Set exercise:
Return only the lines running from the line with "Write the Plotly code for this chart." down to the line with "import plotly.graph_objects as go", both included, exactly as they appear.

(Records from a data collection)
<<<<
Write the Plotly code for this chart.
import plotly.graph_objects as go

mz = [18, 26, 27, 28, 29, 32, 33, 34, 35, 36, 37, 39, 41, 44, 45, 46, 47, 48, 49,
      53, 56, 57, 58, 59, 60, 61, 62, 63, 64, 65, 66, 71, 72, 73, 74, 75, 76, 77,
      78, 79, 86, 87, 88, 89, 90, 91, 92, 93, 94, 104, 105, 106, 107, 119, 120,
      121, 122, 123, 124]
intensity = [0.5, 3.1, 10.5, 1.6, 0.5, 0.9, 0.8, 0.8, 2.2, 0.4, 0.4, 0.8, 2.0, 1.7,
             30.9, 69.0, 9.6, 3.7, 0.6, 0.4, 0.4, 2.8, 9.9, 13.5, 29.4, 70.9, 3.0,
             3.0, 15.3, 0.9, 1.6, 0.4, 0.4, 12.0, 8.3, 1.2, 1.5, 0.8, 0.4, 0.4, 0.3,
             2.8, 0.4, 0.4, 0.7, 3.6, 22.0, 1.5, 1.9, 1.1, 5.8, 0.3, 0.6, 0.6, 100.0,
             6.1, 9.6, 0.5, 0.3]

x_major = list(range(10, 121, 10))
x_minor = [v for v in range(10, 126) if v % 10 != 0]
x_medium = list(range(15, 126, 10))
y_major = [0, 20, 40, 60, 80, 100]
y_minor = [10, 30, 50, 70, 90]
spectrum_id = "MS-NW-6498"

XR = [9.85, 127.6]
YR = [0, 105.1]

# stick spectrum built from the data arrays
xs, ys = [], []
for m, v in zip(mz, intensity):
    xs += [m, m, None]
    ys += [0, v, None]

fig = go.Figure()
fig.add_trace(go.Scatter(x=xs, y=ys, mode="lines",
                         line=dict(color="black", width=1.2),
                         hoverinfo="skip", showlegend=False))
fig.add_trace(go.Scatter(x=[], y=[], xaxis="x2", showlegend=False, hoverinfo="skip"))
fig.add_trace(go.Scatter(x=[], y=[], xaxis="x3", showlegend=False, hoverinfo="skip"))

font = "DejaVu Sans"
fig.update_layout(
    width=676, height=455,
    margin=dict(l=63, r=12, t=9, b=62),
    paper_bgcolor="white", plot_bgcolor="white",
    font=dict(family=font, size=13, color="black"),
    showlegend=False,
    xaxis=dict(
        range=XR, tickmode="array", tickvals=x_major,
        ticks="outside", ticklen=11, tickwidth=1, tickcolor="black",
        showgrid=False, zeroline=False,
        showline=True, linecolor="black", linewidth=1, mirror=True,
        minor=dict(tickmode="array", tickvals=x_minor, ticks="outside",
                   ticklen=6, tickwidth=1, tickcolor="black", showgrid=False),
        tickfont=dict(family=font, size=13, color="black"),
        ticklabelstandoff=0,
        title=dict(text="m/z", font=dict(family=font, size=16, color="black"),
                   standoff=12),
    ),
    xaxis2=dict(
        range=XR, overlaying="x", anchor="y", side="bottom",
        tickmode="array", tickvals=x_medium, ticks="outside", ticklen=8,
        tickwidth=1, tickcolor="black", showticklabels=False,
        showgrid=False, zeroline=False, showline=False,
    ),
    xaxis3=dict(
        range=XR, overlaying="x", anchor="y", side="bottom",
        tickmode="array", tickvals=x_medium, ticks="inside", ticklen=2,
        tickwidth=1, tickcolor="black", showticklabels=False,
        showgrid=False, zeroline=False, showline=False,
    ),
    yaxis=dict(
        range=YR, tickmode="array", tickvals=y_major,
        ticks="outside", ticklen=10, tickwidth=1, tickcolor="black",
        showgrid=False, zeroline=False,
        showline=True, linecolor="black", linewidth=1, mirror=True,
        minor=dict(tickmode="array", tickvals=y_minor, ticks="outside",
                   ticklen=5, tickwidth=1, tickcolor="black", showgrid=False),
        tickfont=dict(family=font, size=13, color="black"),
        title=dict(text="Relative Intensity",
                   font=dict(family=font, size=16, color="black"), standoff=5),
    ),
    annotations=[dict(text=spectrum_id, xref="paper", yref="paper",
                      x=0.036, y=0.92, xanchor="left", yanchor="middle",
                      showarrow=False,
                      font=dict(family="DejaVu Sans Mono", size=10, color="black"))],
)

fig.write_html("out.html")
>>>>
<<<<
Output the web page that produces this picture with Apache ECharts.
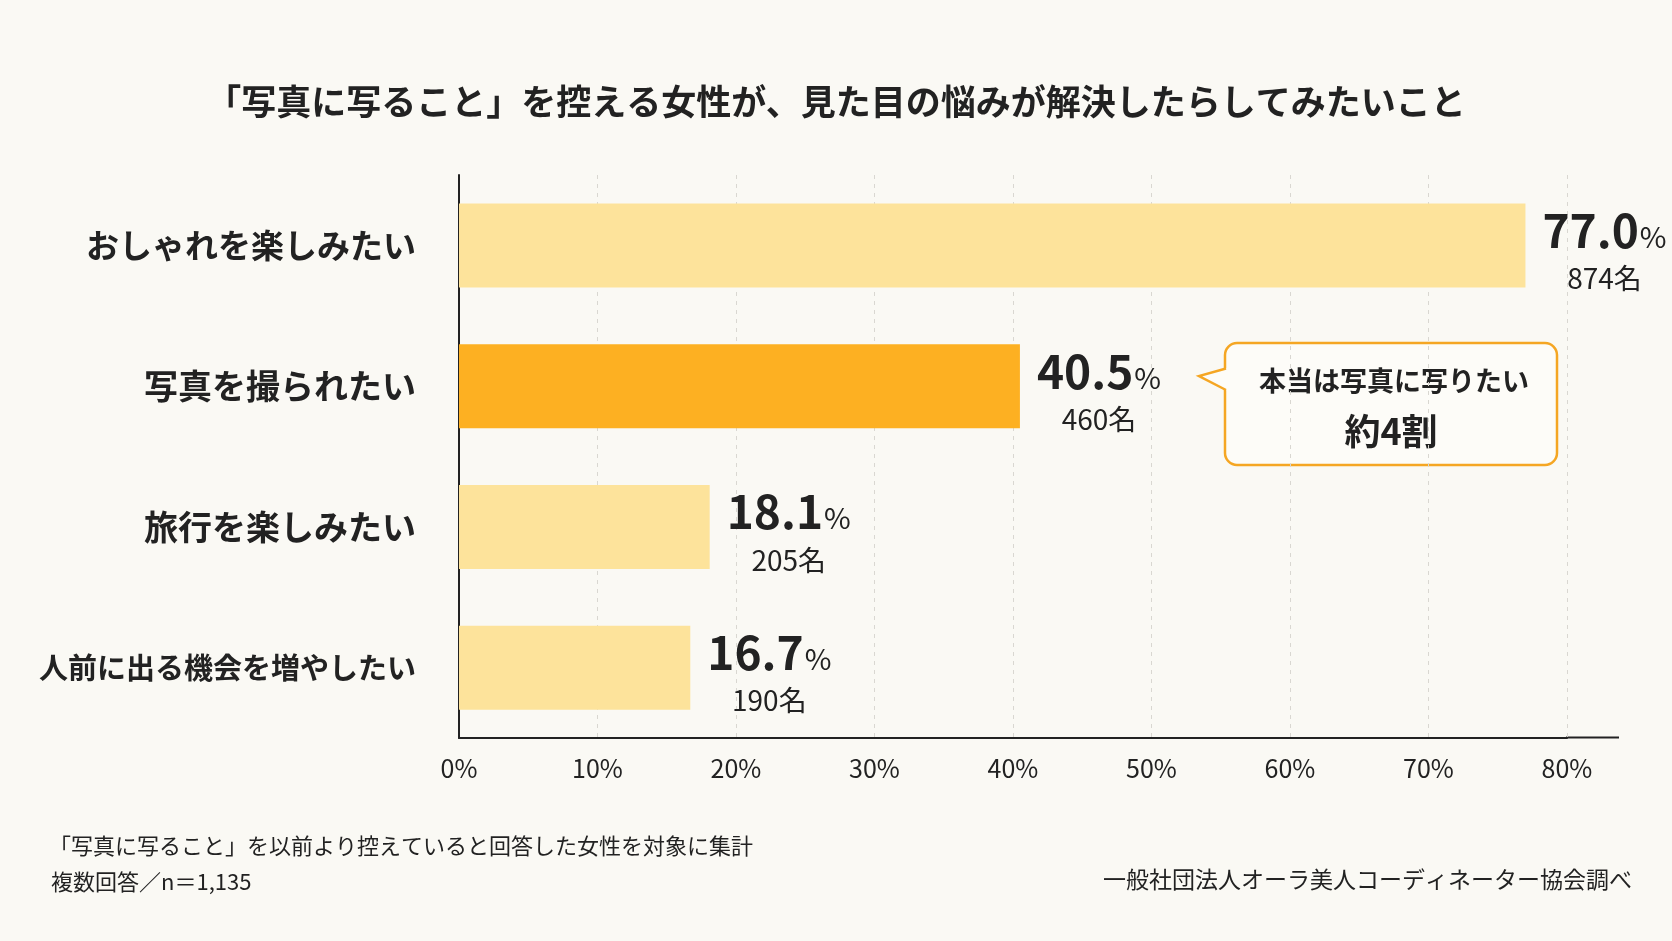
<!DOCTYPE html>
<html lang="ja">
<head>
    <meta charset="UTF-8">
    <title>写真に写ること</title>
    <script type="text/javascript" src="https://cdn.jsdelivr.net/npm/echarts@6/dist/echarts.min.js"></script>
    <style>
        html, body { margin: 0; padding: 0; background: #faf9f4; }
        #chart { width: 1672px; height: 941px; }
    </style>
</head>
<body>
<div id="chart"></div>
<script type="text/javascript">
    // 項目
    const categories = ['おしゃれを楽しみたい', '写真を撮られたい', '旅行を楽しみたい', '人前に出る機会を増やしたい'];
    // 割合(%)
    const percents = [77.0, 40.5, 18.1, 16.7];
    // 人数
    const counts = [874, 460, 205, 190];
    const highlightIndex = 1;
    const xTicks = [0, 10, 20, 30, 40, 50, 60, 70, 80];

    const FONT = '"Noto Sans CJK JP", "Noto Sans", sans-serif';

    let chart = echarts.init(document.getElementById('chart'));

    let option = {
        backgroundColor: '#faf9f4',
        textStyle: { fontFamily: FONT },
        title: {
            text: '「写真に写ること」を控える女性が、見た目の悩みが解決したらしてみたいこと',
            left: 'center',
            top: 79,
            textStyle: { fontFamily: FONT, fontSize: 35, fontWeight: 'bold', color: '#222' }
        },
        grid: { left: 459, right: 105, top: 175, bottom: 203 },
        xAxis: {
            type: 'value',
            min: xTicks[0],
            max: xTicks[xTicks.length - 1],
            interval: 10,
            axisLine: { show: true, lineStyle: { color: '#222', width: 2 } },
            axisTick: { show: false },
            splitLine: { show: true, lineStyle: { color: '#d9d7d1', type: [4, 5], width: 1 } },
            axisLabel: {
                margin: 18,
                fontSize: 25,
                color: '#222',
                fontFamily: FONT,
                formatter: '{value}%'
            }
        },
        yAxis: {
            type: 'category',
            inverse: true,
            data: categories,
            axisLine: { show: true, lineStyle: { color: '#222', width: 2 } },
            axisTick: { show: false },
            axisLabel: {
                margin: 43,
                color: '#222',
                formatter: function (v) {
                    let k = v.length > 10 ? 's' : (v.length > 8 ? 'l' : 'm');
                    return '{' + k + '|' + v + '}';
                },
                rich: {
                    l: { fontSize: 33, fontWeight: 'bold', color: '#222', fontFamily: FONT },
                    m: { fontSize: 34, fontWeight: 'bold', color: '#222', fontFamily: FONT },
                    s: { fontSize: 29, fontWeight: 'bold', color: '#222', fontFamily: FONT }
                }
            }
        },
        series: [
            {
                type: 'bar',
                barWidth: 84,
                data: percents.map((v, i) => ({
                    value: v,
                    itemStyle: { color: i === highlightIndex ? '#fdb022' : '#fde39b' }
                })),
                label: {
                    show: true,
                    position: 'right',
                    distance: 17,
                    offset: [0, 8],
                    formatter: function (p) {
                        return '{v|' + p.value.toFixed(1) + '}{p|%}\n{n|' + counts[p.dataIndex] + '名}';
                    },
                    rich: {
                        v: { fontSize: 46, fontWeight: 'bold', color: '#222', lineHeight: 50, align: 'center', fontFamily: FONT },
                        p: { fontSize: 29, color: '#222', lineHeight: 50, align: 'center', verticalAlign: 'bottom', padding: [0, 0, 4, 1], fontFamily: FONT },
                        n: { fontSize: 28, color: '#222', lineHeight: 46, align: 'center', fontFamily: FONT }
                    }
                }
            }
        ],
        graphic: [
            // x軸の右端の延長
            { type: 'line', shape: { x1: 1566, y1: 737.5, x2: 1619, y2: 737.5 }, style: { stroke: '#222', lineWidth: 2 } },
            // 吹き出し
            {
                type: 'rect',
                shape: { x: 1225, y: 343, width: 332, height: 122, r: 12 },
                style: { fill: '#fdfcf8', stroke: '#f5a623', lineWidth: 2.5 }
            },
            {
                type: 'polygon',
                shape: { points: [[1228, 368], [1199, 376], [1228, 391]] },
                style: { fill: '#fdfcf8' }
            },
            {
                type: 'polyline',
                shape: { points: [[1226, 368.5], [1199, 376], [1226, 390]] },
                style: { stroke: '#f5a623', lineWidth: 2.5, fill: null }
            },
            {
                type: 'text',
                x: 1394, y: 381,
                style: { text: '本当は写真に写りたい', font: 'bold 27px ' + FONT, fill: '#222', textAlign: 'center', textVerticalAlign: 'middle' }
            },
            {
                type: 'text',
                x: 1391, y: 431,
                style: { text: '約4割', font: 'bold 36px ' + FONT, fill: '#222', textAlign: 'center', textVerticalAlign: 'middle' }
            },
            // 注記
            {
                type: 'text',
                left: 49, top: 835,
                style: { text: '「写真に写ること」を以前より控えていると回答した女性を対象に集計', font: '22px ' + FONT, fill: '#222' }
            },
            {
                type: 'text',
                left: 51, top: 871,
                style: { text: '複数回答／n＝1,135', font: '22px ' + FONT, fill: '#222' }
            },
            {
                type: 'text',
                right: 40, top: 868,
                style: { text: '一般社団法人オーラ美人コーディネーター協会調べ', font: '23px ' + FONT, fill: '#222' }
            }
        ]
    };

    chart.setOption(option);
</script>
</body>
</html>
>>>>
Written solution:
Write the Plotly code for this chart.
import plotly.graph_objects as go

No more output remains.